**TASK GOAL:** Reproduce the listing below without changes, except that pictures are left out.

--------------------

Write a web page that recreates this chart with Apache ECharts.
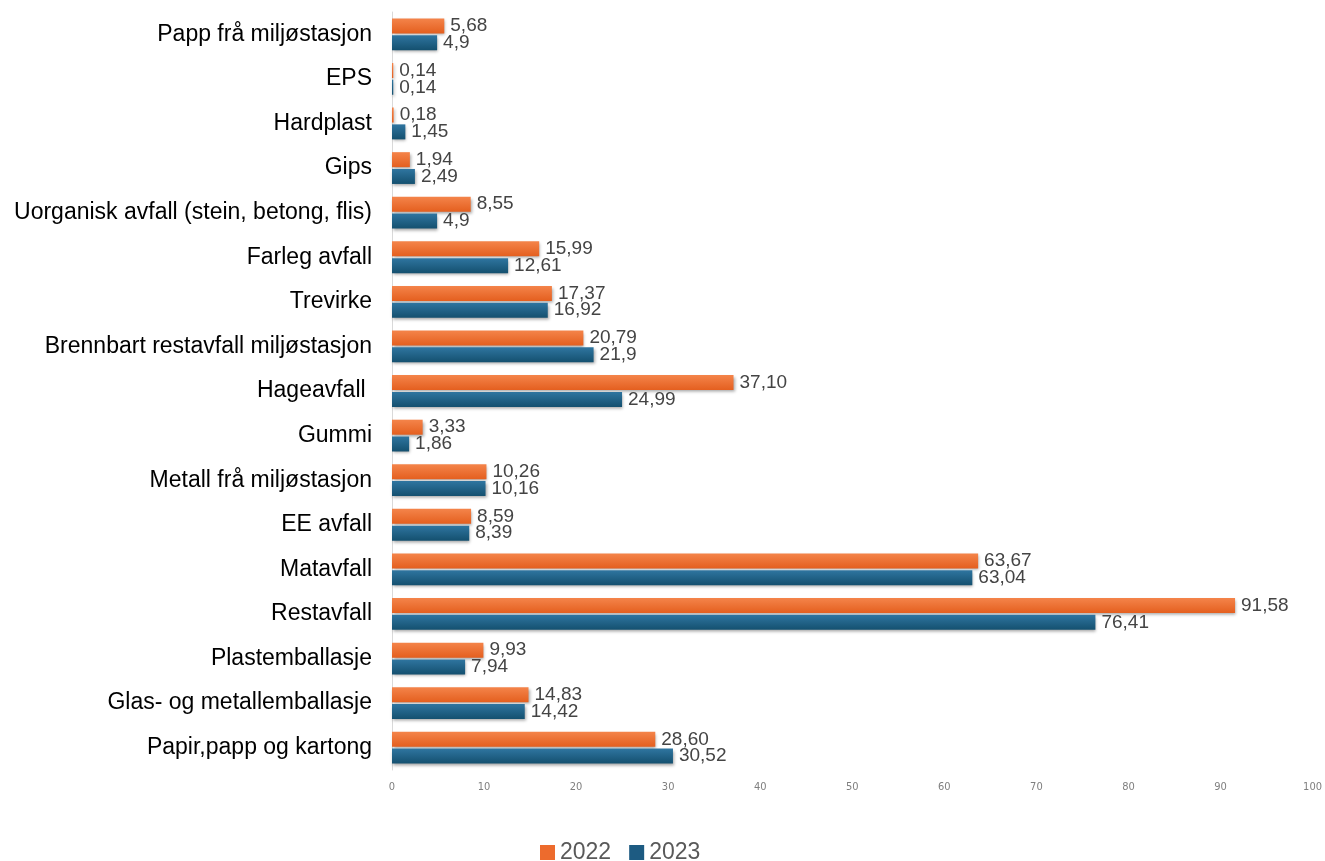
<!DOCTYPE html>
<html lang="no">
<head>
    <meta charset="UTF-8">
    <title>Avfall 2022 / 2023</title>
    <script src="https://cdn.jsdelivr.net/npm/echarts@6/dist/echarts.min.js"></script>
    <style>
        html, body { margin: 0; padding: 0; background: #fff; }
        #chart { width: 1325px; height: 861px; }
    </style>
</head>
<body>
    <div id="chart"></div>
    <script>
        // kategoriar, ovanfrå og ned
        var categories = ['Papp frå miljøstasjon', 'EPS', 'Hardplast', 'Gips',
            'Uorganisk avfall (stein, betong, flis)', 'Farleg avfall', 'Trevirke',
            'Brennbart restavfall miljøstasjon', 'Hageavfall ', 'Gummi',
            'Metall frå miljøstasjon', 'EE avfall', 'Matavfall', 'Restavfall',
            'Plastemballasje', 'Glas- og metallemballasje', 'Papir,papp og kartong'];
        // tal som tekst, så ein held på desimalane slik dei står i figuren
        var v2022 = ['5.68', '0.14', '0.18', '1.94', '8.55', '15.99', '17.37', '20.79', '37.10',
            '3.33', '10.26', '8.59', '63.67', '91.58', '9.93', '14.83', '28.60'];
        var v2023 = ['4.9', '0.14', '1.45', '2.49', '4.9', '12.61', '16.92', '21.9', '24.99',
            '1.86', '10.16', '8.39', '63.04', '76.41', '7.94', '14.42', '30.52'];
        var xTicks = [0, 100, 10]; // min, max, interval

        var chart = echarts.init(document.getElementById('chart'));

        function grad(top, bottom) {
            return new echarts.graphic.LinearGradient(0, 0, 0, 1, [
                { offset: 0, color: top },
                { offset: 1, color: bottom }
            ]);
        }

        var labelStyle = {
            show: true,
            position: 'right',
            distance: 6,
            fontSize: 19,
            color: '#444',
            fontFamily: 'Liberation Sans, Arial, sans-serif',
            formatter: function (p) { return String(p.value).replace('.', ','); }
        };

        var option = {
            animation: false,
            grid: { left: 392, right: 12, top: 12, bottom: 91 },
            legend: {
                left: 535,
                bottom: -8,
                itemWidth: 15,
                itemHeight: 15,
                itemGap: 18,
                icon: 'rect',
                textStyle: { fontSize: 23, color: '#595959', fontFamily: 'Liberation Sans, Arial, sans-serif' },
                data: [
                    { name: '2022', itemStyle: { color: '#ed6b2d' } },
                    { name: '2023', itemStyle: { color: '#1d5b82' } }
                ]
            },
            xAxis: {
                type: 'value',
                min: xTicks[0],
                max: xTicks[1],
                interval: xTicks[2],
                axisLine: { show: false },
                axisTick: { show: false },
                splitLine: { show: false },
                axisLabel: {
                    fontSize: 11,
                    color: '#7f7f7f',
                    margin: 12,
                    fontFamily: 'Liberation Sans Narrow, DejaVu Sans Condensed, sans-serif'
                }
            },
            yAxis: {
                type: 'category',
                inverse: true,
                data: categories,
                axisLine: { show: true, lineStyle: { color: '#d9d9d9', width: 1 } },
                axisTick: { show: false },
                axisLabel: {
                    fontSize: 23,
                    color: '#000',
                    margin: 20,
                    fontFamily: 'Liberation Sans, Arial, sans-serif'
                }
            },
            series: [
                {
                    name: '2022',
                    type: 'bar',
                    data: v2022,
                    barWidth: 15,
                    barGap: '12%',
                    itemStyle: {
                        color: grad('#f4844a', '#e45f1f'),
                        shadowColor: 'rgba(0,0,0,0.35)',
                        shadowBlur: 3,
                        shadowOffsetX: 1,
                        shadowOffsetY: 2
                    },
                    label: labelStyle
                },
                {
                    name: '2023',
                    type: 'bar',
                    data: v2023,
                    barWidth: 15,
                    barGap: '12%',
                    itemStyle: {
                        color: grad('#2f75a0', '#14506f'),
                        shadowColor: 'rgba(0,0,0,0.35)',
                        shadowBlur: 3,
                        shadowOffsetX: 1,
                        shadowOffsetY: 2
                    },
                    label: labelStyle
                }
            ]
        };
        chart.setOption(option);
    </script>
</body>
</html>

--------------------

**SOLUTION FOR THIS TASK:**
Write a web page that recreates this chart with Apache ECharts.
<!DOCTYPE html>
<html lang="no">
<head>
    <meta charset="UTF-8">
    <title>Avfall 2022 / 2023</title>
    <script src="https://cdn.jsdelivr.net/npm/echarts@6/dist/echarts.min.js"></script>
    <style>
        html, body { margin: 0; padding: 0; background: #fff; }
        #chart { width: 1325px; height: 861px; }
    </style>
</head>
<body>
    <div id="chart"></div>
    <script>
        // kategoriar, ovanfrå og ned
        var categories = ['Papp frå miljøstasjon', 'EPS', 'Hardplast', 'Gips',
            'Uorganisk avfall (stein, betong, flis)', 'Farleg avfall', 'Trevirke',
            'Brennbart restavfall miljøstasjon', 'Hageavfall ', 'Gummi',
            'Metall frå miljøstasjon', 'EE avfall', 'Matavfall', 'Restavfall',
            'Plastemballasje', 'Glas- og metallemballasje', 'Papir,papp og kartong'];
        // tal som tekst, så ein held på desimalane slik dei står i figuren
        var v2022 = ['5.68', '0.14', '0.18', '1.94', '8.55', '15.99', '17.37', '20.79', '37.10',
            '3.33', '10.26', '8.59', '63.67', '91.58', '9.93', '14.83', '28.60'];
        var v2023 = ['4.9', '0.14', '1.45', '2.49', '4.9', '12.61', '16.92', '21.9', '24.99',
            '1.86', '10.16', '8.39', '63.04', '76.41', '7.94', '14.42', '30.52'];
        var xTicks = [0, 100, 10]; // min, max, interval

        var chart = echarts.init(document.getElementById('chart'));

        function grad(top, bottom) {
            return new echarts.graphic.LinearGradient(0, 0, 0, 1, [
                { offset: 0, color: top },
                { offset: 1, color: bottom }
            ]);
        }

        var labelStyle = {
            show: true,
            position: 'right',
            distance: 6,
            fontSize: 19,
            color: '#444',
            fontFamily: 'Liberation Sans, Arial, sans-serif',
            formatter: function (p) { return String(p.value).replace('.', ','); }
        };

        var option = {
            animation: false,
            grid: { left: 392, right: 12, top: 12, bottom: 91 },
            legend: {
                left: 535,
                bottom: -8,
                itemWidth: 15,
                itemHeight: 15,
                itemGap: 18,
                icon: 'rect',
                textStyle: { fontSize: 23, color: '#595959', fontFamily: 'Liberation Sans, Arial, sans-serif' },
                data: [
                    { name: '2022', itemStyle: { color: '#ed6b2d' } },
                    { name: '2023', itemStyle: { color: '#1d5b82' } }
                ]
            },
            xAxis: {
                type: 'value',
                min: xTicks[0],
                max: xTicks[1],
                interval: xTicks[2],
                axisLine: { show: false },
                axisTick: { show: false },
                splitLine: { show: false },
                axisLabel: {
                    fontSize: 11,
                    color: '#7f7f7f',
                    margin: 12,
                    fontFamily: 'Liberation Sans Narrow, DejaVu Sans Condensed, sans-serif'
                }
            },
            yAxis: {
                type: 'category',
                inverse: true,
                data: categories,
                axisLine: { show: true, lineStyle: { color: '#d9d9d9', width: 1 } },
                axisTick: { show: false },
                axisLabel: {
                    fontSize: 23,
                    color: '#000',
                    margin: 20,
                    fontFamily: 'Liberation Sans, Arial, sans-serif'
                }
            },
            series: [
                {
                    name: '2022',
                    type: 'bar',
                    data: v2022,
                    barWidth: 15,
                    barGap: '12%',
                    itemStyle: {
                        color: grad('#f4844a', '#e45f1f'),
                        shadowColor: 'rgba(0,0,0,0.35)',
                        shadowBlur: 3,
                        shadowOffsetX: 1,
                        shadowOffsetY: 2
                    },
                    label: labelStyle
                },
                {
                    name: '2023',
                    type: 'bar',
                    data: v2023,
                    barWidth: 15,
                    barGap: '12%',
                    itemStyle: {
                        color: grad('#2f75a0', '#14506f'),
                        shadowColor: 'rgba(0,0,0,0.35)',
                        shadowBlur: 3,
                        shadowOffsetX: 1,
                        shadowOffsetY: 2
                    },
                    label: labelStyle
                }
            ]
        };
        chart.setOption(option);
    </script>
</body>
</html>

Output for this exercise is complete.